Bu politikalar aslında bütün dünyada geçerli. Örneğin ABD’de mısır, soya, buğday, şeker pancarı gibi ürünler destekleniyor. Ancak sebze üretimine destek yok. Böylelikle şeker ve nişastalı ürünler daha ucuz oluyor. Bu da obeziteyi hızlandırıyor. Dumlupınar Üniversitesinden sosyolog Hülya Yüksel ABD’de yoksulların daha şişman, zenginlerin ise daha normal kilolu olduğunu söylüyor. Bizim gibi ülkelerde durum şimdilik karışık. Her iki kesimden de şişman görülebilmekte. Yeni zenginleşenler henüz doğru beslenmeyi öğrenemiyorlar. Durum devam ederse ileride bizde de durum ABD’deki gibi olacak.

Köylerimizde de özellikle kadınlarda epeyce şişman kişi görüyoruz. Köy bakkallarında kasa kasa kolalar ve yağlı, tuzlu çerezler nedenlerden bazıları.

Bireyin elinden hiç mi bir şey gelmez? Sadece politikalar mı değişince bu sorun ortadan kalkar? Bunu demiyoruz. Bilinçlenen birey daha sağlıklı beslenmeyi öğrenirse yapabilecekleri birçok şey olacaktır.
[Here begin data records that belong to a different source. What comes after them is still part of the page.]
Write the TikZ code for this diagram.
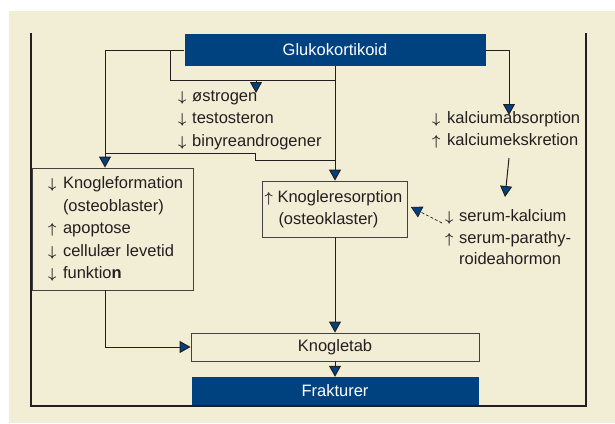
\documentclass[tikz,border=0pt]{standalone}
\usepackage{fontspec}
\setmainfont{Liberation Sans}
\usetikzlibrary{calc,arrows.meta}
\definecolor{boxblue}{HTML}{004180}
\definecolor{paper}{HTML}{F2EDD5}
\definecolor{ink}{HTML}{231F20}
\newcommand{\arrdn}[1][15pt]{\makebox[#1][l]{\fontsize{15}{15}\selectfont\boldmath$\downarrow$}}
\newcommand{\arrup}[1][15pt]{\makebox[#1][l]{\fontsize{15}{15}\selectfont\boldmath$\uparrow$}}
\newcommand{\arrno}[1][15pt]{\makebox[#1][l]{}}

\begin{document}
\begin{tikzpicture}[x=1pt,y=-1pt,
  every node/.style={font=\fontsize{16.5}{22.5}\selectfont, text=ink},
  bluebox/.style={fill=boxblue, text=white, inner sep=0pt},
  framebox/.style={draw=ink!85, fill=paper, line width=0.8pt, inner ysep=0pt, align=left},
  lbl/.style={anchor=north west, inner sep=0pt, align=left},
  plain/.style={draw=ink, line width=1pt},
  link/.style={plain, -{Triangle[width=12pt,length=11pt,fill=boxblue]}}]
  % paper
  \fill[white] (0,0) rectangle (615,423);
  \fill[paper] (9,11) rectangle (615,423);
  \useasboundingbox (0,0) rectangle (615,423);
  \draw[line width=1.5pt, ink] (31,33) -- (31,406) -- (586,406) -- (586,33);
  % boxes
  \node[bluebox, minimum width=301pt, minimum height=32pt] (glu) at (335,50) {Glukokortikoid};
  \node[framebox, minimum width=161pt, minimum height=122pt, text width=129pt, inner xsep=16pt] (kform) at (112.5,229)
    {\arrdn Knogleformation\\ \arrno(osteoblaster)\\ \arrup apoptose\\ \arrdn cellulær levetid\\ \arrdn funktio\textbf{n}};
  \node[framebox, minimum width=145pt, minimum height=56pt, text width=141pt, inner xsep=2pt] (kres) at (335,209)
    {\arrup[13pt]Knogleresorption\\ \arrno[14pt](osteoklaster)};
  \node[framebox, minimum width=288pt, minimum height=28pt] (knog) at (335,347) {Knogletab};
  \node[bluebox, minimum width=287pt, minimum height=28pt] (frak) at (335,391) {Frakturer};
  % texts without box
  \node[lbl] (hormon) at (178,90.5) {\arrdn[14pt]østrogen\\ \arrdn[14pt]testosteron\\ \arrdn[14pt]binyreandrogener};
  \node[lbl] (kalk) at (432,111) {\arrdn kalciumabsorption\\ \arrup kalciumekskretion};
  \node[lbl, font=\fontsize{16.5}{21.5}\selectfont] (serum) at (445,209.5)
    {\arrdn[14pt]serum-kalcium\\ \arrup[14pt]serum-parathy-\\ \arrno[14pt]roideahormon};
  % from glukokortikoid
  \coordinate (g1) at (170,50); \coordinate (g2) at (335,80); \coordinate (g3) at (256,80); \coordinate (g4) at (256,93);
  \draw[link] (glu.west) -| ([xshift=-7.5pt]kform.north);
  \draw[plain] (g1) |- (g2);
  \draw[link] (g3) -- (g4);
  \draw[link] (glu.south) -- (kres.north);
  % under binyreandrogener
  \coordinate (h1) at (105,153); \coordinate (h2) at (255,153); \coordinate (h3) at (255,160); \coordinate (h4) at (335,160);
  \draw[plain] (h1) -- (h2) -- (h3) -- (h4);
  % calcium
  \coordinate (k1) at (509,115); \coordinate (k2) at (509,158); \coordinate (k3) at (505,197); \coordinate (s1) at (442,223);
  \draw[link] (glu.east) -| (k1);
  \draw[link] (k2) -- (k3);
  \draw[link, line width=0.7pt, dash pattern=on 3pt off 2pt] (s1) -- ([shift={(3,-2)}]kres.east);
  % bone loss
  \draw[link] (kres.south) -- (knog.north);
  \draw[link] ([xshift=-7.5pt]kform.south) |- (knog.west);
  \draw[link] (knog.south) -- (frak.north);
\end{tikzpicture}
\end{document}
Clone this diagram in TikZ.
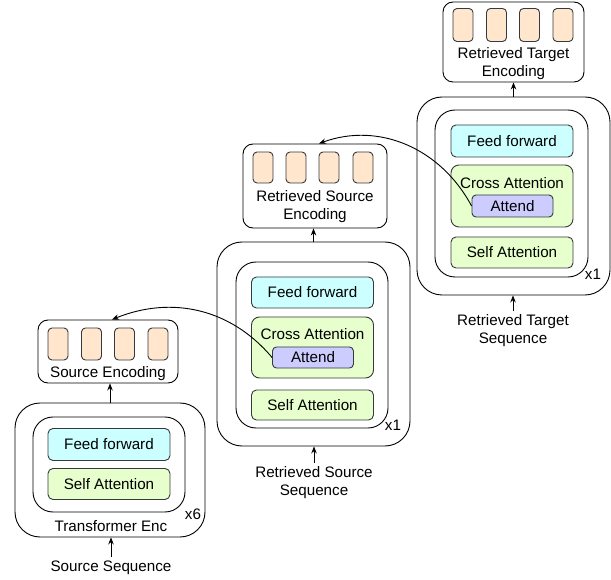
\documentclass[tikz,border=0pt]{standalone}
\usepackage{fontspec}
\setmainfont{Liberation Sans}
\usetikzlibrary{arrows.meta}
\definecolor{ffcol}{HTML}{CCFFFF}
\definecolor{attcol}{HTML}{E6FFCC}
\definecolor{attendcol}{HTML}{CCCCFF}
\definecolor{cellcol}{HTML}{FFE6CC}
\definecolor{edgecol}{HTML}{36393D}

\begin{document}
\begin{tikzpicture}[x=1pt,y=-1pt,line width=0.9pt,>={Stealth[length=7pt,width=5.5pt]},
	font=\fontsize{15.2}{18}\selectfont]
	\useasboundingbox (0,0) rectangle (611,580);
	\def \colone{109}
	\def \coltwo{312.5}
	\def \colthree{512}
	\tikzstyle{o-node}=[draw,rounded corners=25pt,inner sep=0pt,minimum width=193pt]
	\tikzstyle{i-node}=[draw,rounded corners=20pt,inner sep=0pt,minimum width=152pt]
	\tikzstyle{e-node}=[draw,rounded corners=10pt,inner sep=0pt]
	\tikzstyle{v-node}=[draw=edgecol,fill=cellcol,rounded corners=4pt,inner sep=0pt,minimum width=20pt,minimum height=32pt]
	\tikzstyle{f-node}=[draw=edgecol,fill=ffcol,rounded corners=5pt,inner sep=0pt,minimum width=122pt,minimum height=32pt]
	\tikzstyle{a-node}=[draw=edgecol,fill=attcol,rounded corners=5pt,inner sep=0pt,minimum width=122pt,minimum height=31pt]
	\tikzstyle{c-node}=[draw=edgecol,fill=attcol,rounded corners=8pt,inner sep=0pt,minimum width=122pt,minimum height=61pt]
	\tikzstyle{t-node}=[draw=edgecol,fill=attendcol,rounded corners=4pt,inner sep=0pt,minimum width=81pt,minimum height=21pt]
	\tikzstyle{annot}=[align=center,yshift=-2pt]

	% source encoder
	\node[o-node,minimum width=190pt,minimum height=134pt] (outer1) at (110,470) {};
	\node[i-node,minimum height=95pt] (inner1) at (\colone,464.5) {};
	\node[f-node] (ff1) at (\colone,444.5) {Feed forward};
	\node[a-node] (sa1) at (\colone,484) {Self Attention};
	\node[annot] (tlab1) at (111,524) {Transformer Enc};
	\node[annot] (rep1) at (193,512) {x6};
	\node[annot] (seq1) at (111,566) {Source Sequence};

	% source encoding
	\node[e-node,minimum width=140pt,minimum height=63pt] (enc1) at (108,351.5) {};
	\node[v-node] (c10) at (58,344) {};
	\node[v-node] (c11) at (91.5,344) {};
	\node[v-node] (c12) at (124.5,344) {};
	\node[v-node] (c13) at (158,344) {};
	\node[annot] (enclab1) at (108,372) {Source Encoding};

	% retrieved source encoder
	\node[o-node,minimum height=204pt] (outer2) at (313.5,344) {};
	\node[i-node,minimum height=166pt] (inner2) at (312,345) {};
	\node[f-node,minimum height=31pt] (ff2) at (\coltwo,292.5) {Feed forward};
	\node[c-node] (ca2) at (\coltwo,347.5) {};
	\node[annot] (calab2) at (\coltwo,332) {Cross Attention};
	\node[t-node] (at2) at (313,357.5) {Attend};
	\node[a-node,minimum height=30pt] (sa2) at (\coltwo,405) {Self Attention};
	\node[annot] (rep2) at (393,423) {x1};
	\node[annot] (seq2) at (314,481) {Retrieved Source\\Sequence};

	% retrieved source encoding
	\node[e-node,minimum width=144pt,minimum height=84pt] (enc2) at (315,186) {};
	\node[v-node,minimum height=31pt] (c20) at (263,167.5) {};
	\node[v-node,minimum height=31pt] (c21) at (296,167.5) {};
	\node[v-node,minimum height=31pt] (c22) at (329,167.5) {};
	\node[v-node,minimum height=31pt] (c23) at (363,167.5) {};
	\node[annot] (enclab2) at (315,205) {Retrieved Source\\Encoding};

	% retrieved target encoder
	\node[o-node,minimum height=198pt] (outer3) at (513.5,196) {};
	\node[i-node,minimum width=153pt,minimum height=167pt] (inner3) at (511.5,193.5) {};
	\node[f-node] (ff3) at (\colthree,141) {Feed forward};
	\node[c-node,minimum height=62pt] (ca3) at (\colthree,196) {};
	\node[annot] (calab3) at (\colthree,181) {Cross Attention};
	\node[t-node,minimum height=22pt] (at3) at (512.5,206) {Attend};
	\node[a-node] (sa3) at (\colthree,252.5) {Self Attention};
	\node[annot] (rep3) at (593,272) {x1};
	\node[annot] (seq3) at (513,329) {Retrieved Target\\Sequence};

	% retrieved target encoding
	\node[e-node,minimum width=141pt,minimum height=80pt] (enc3) at (513.5,42) {};
	\node[v-node,minimum height=33pt] (c30) at (463,25) {};
	\node[v-node,minimum height=33pt] (c31) at (496.5,25) {};
	\node[v-node,minimum height=33pt] (c32) at (529.5,25) {};
	\node[v-node,minimum height=33pt] (c33) at (563,25) {};
	\node[annot] (enclab3) at (513.5,62) {Retrieved Target\\Encoding};

	\path[->]
		(seq1.north)	edge	(seq1.north |- outer1.south)
		(outer1.north)	edge	(outer1.north |- enc1.south)
		%
		(seq2.north)	edge	(seq2.north |- outer2.south)
		(outer2.north)	edge	(outer2.north |- enc2.south)
		%
		(seq3.north)	edge	(seq3.north |- outer3.south)
		(outer3.north)	edge	(outer3.north |- enc3.south)
		%
		(at2.west)	edge[out=130,in=22]	([xshift=4pt]enc1.north)
		(at3.west)	edge[out=118,in=20]	([xshift=4pt]enc2.north);
\end{tikzpicture}
\end{document}
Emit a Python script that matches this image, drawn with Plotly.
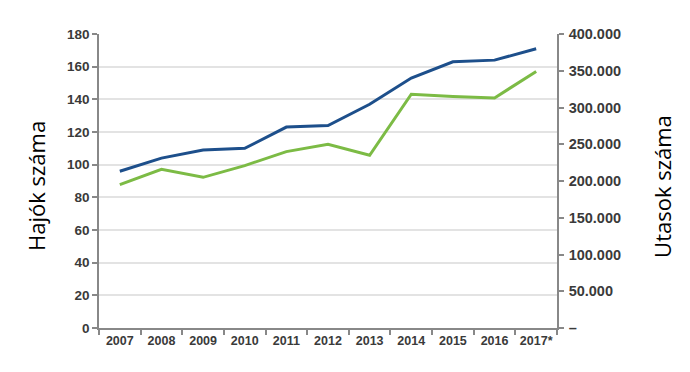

Köylülerimiz örneğin köye kadar gelen manavlardan alışveriş edeceklerine kendi sebzeleri için küçük bahçeler yapmaya dönmeliler. Koladan yakalarını sıyırmalılar. Kentliler de bir araya gelerek gıda grupları oluşturabilirler.  

Ancak kamu politikalarını çok beğenenler de obeziteyi teşvik eden politikaların farkına varsalar iyi olacak.